Professor Mahmood Ahmad Ghazi (d. 2010) of the International Islamic University, Islamabad, Pakistan, appeared for the defence in a court case in Cape Town in 1987. The case was brought by a Sunni Imam, Sheikh Jassiem, against the Sunni Muslim Judicial Council (MJC) and its President and involved a discussion of the point whether Jassiem was right in treating Lahore Ahmadis as Muslims after they had been declared kafir and apostate by the MJC.

Professor Ghazi, who later became Rector of International Islamic University, Islamabad, a judge in the Federal Shariah Court, and later still the Minister of Religious Affairs in Pakistan, testified to prove that Lahore Ahmadis are non-Muslim.

In her judgment of February 1990, the lady Judge Van Den Heever, assessed Ghazi’s testimony as follows:

“He has been involved with various Pakistan government bodies…  As a witness Professor Ghazi has the disadvantage that he correctly concedes that where the government of the day supports an idea that idea flourishes. The Pakistan government having legislatively declared Pakistan Mirzais to be a non-Muslim minority, he himself would have problems on his return home were he to thump any but an anti-Ahmadi tub. That tub he thumped with great vigour, displaying his total bias against Mirza [Ghulam Ahmad]. He concedes that he has the “strongest possible” anti-Ahmedi feelings — a concession it was unnecessary to extract from him since he seldom missed an opportunity of running Mirza down. He was not prepared to give Mirza the benefit of any doubt whatever, to regard him as perhaps bona fide but misguided, but likened him to a “criminal” whose “justification” should not be taken as face value. Of possible interpretations put on Mirza’s words and actions, he always chose the worst. …

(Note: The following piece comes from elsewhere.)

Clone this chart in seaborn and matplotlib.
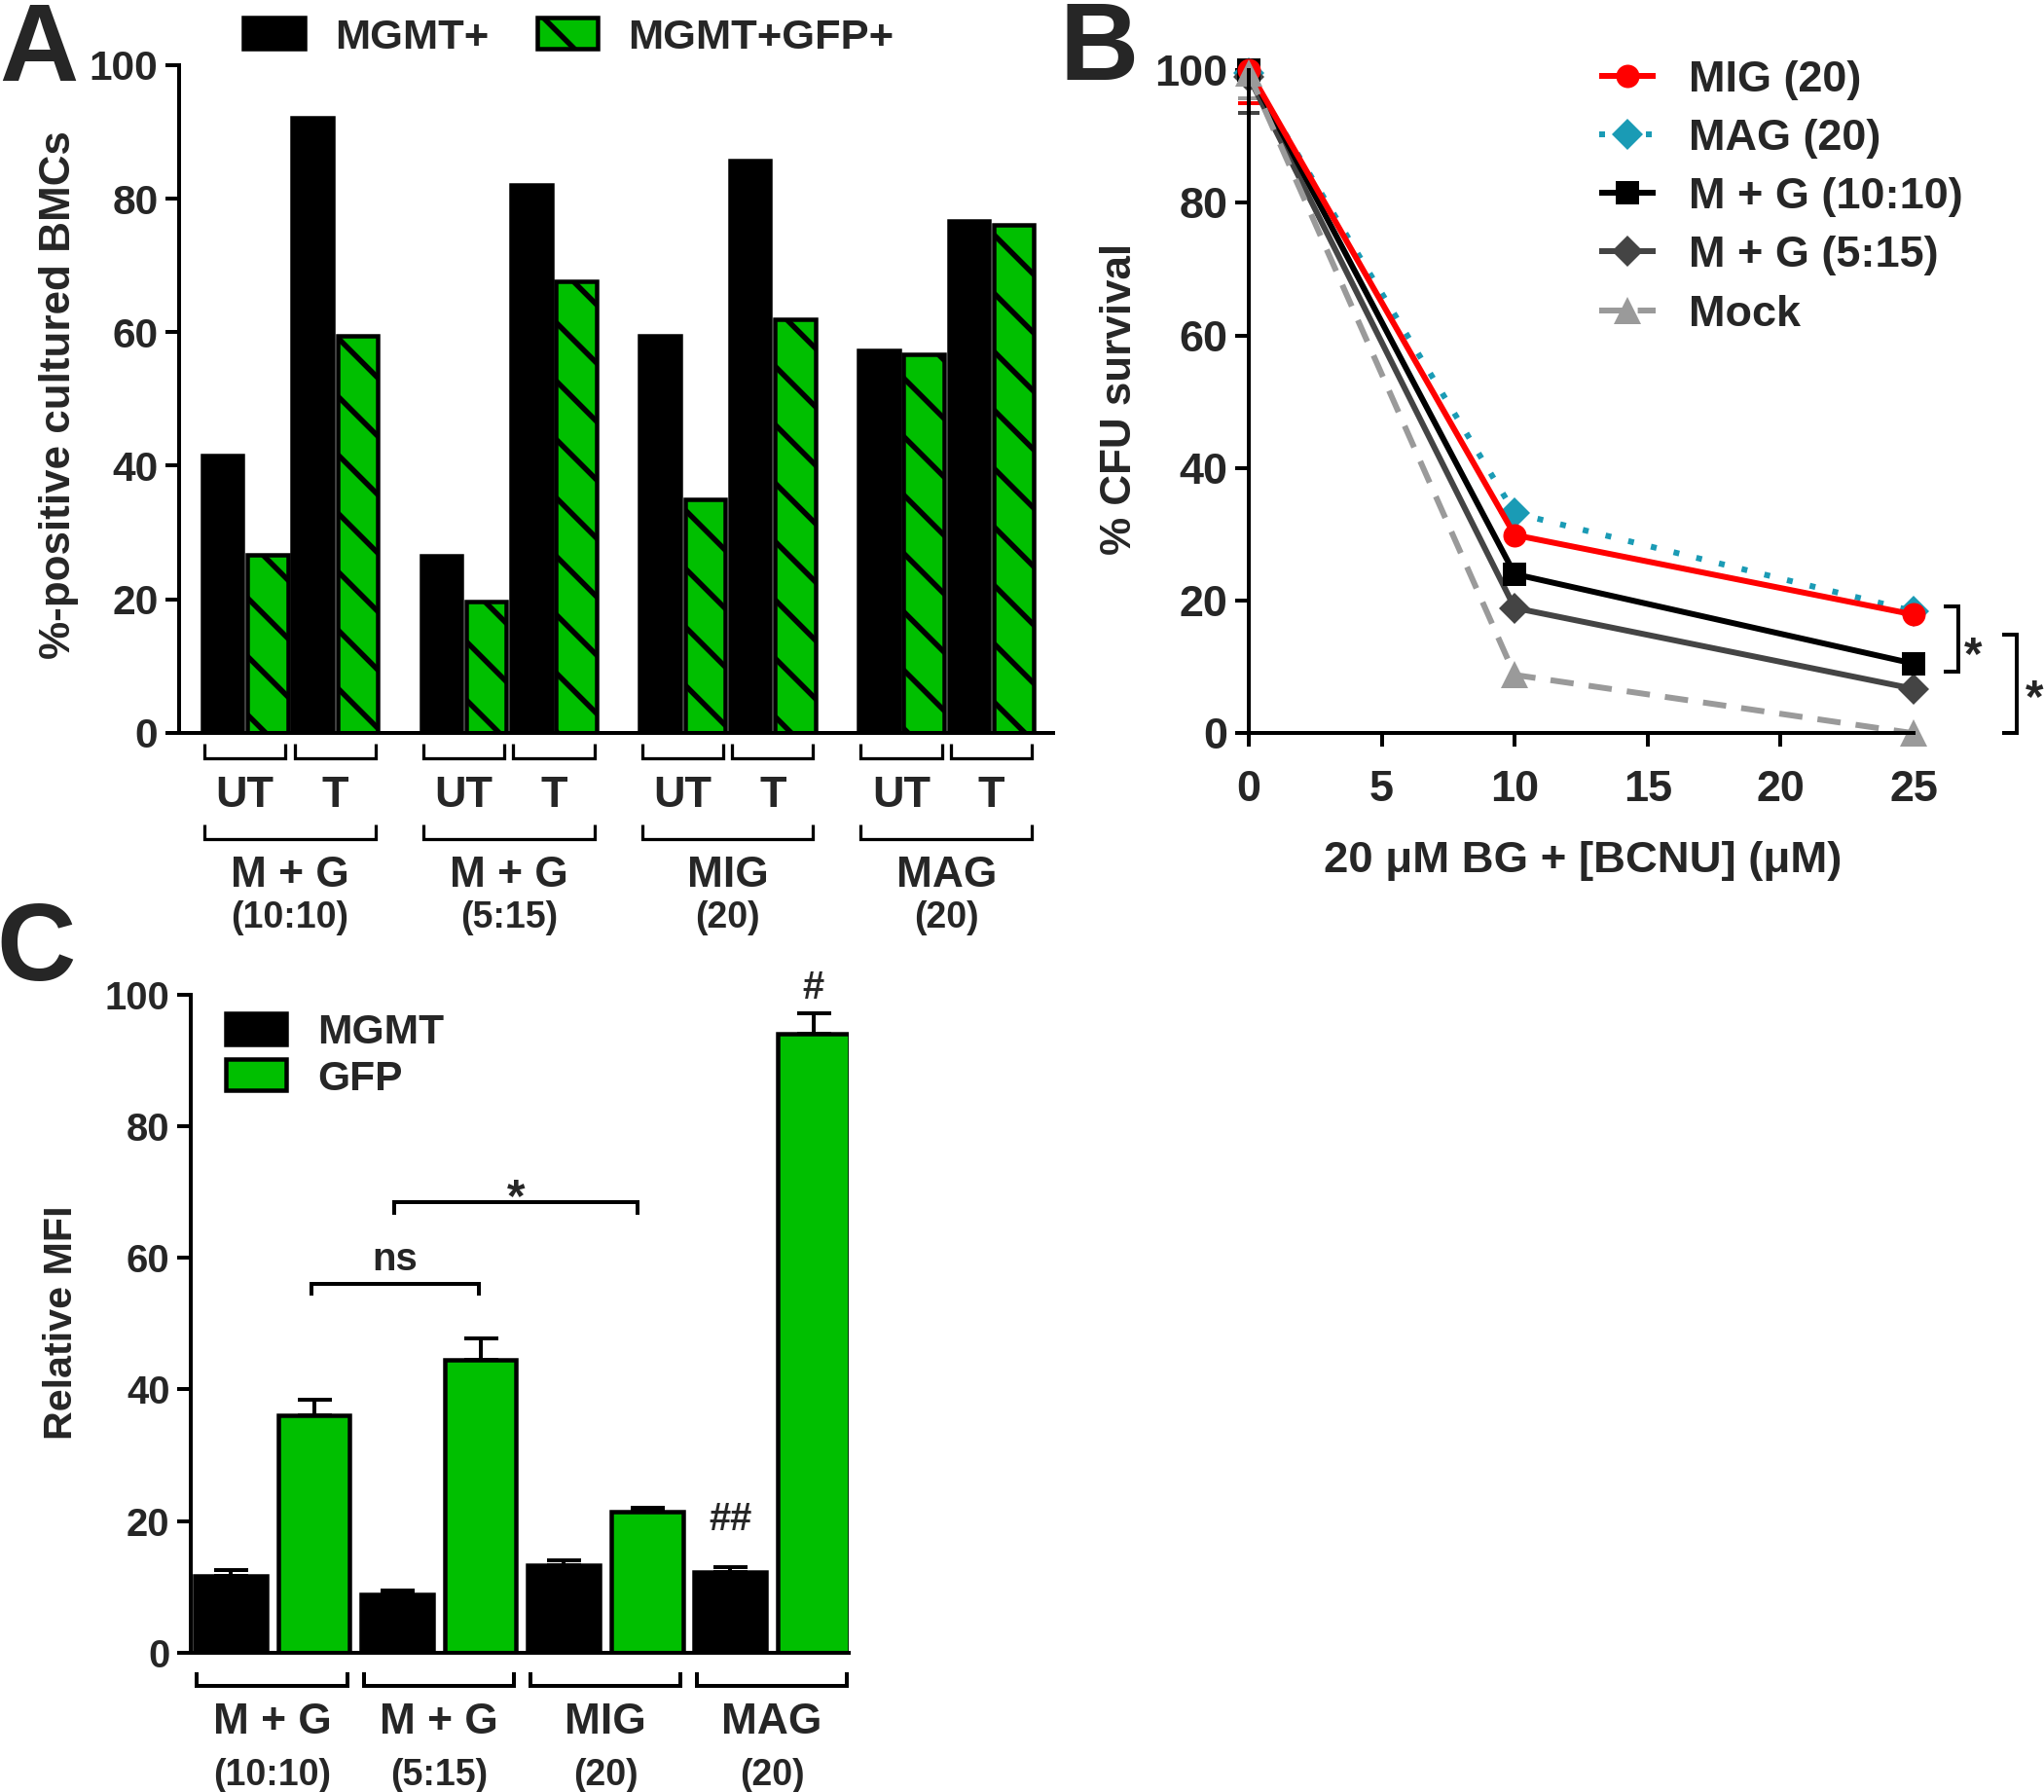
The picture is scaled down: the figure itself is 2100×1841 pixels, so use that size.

… his evidence was often illogical, inferences unjustified. Indeed, he appears to be more interested in the political than the spiritual aspect of Islam…

Advocate de Villiers’s comment to Ghazi “you do seem to make up rules as you go along” or words to that effect, was not without foundation. Ghazi has dual standards for apos­tacy and almost everything else, one for Mirza and one for others.” (pp. 93–95).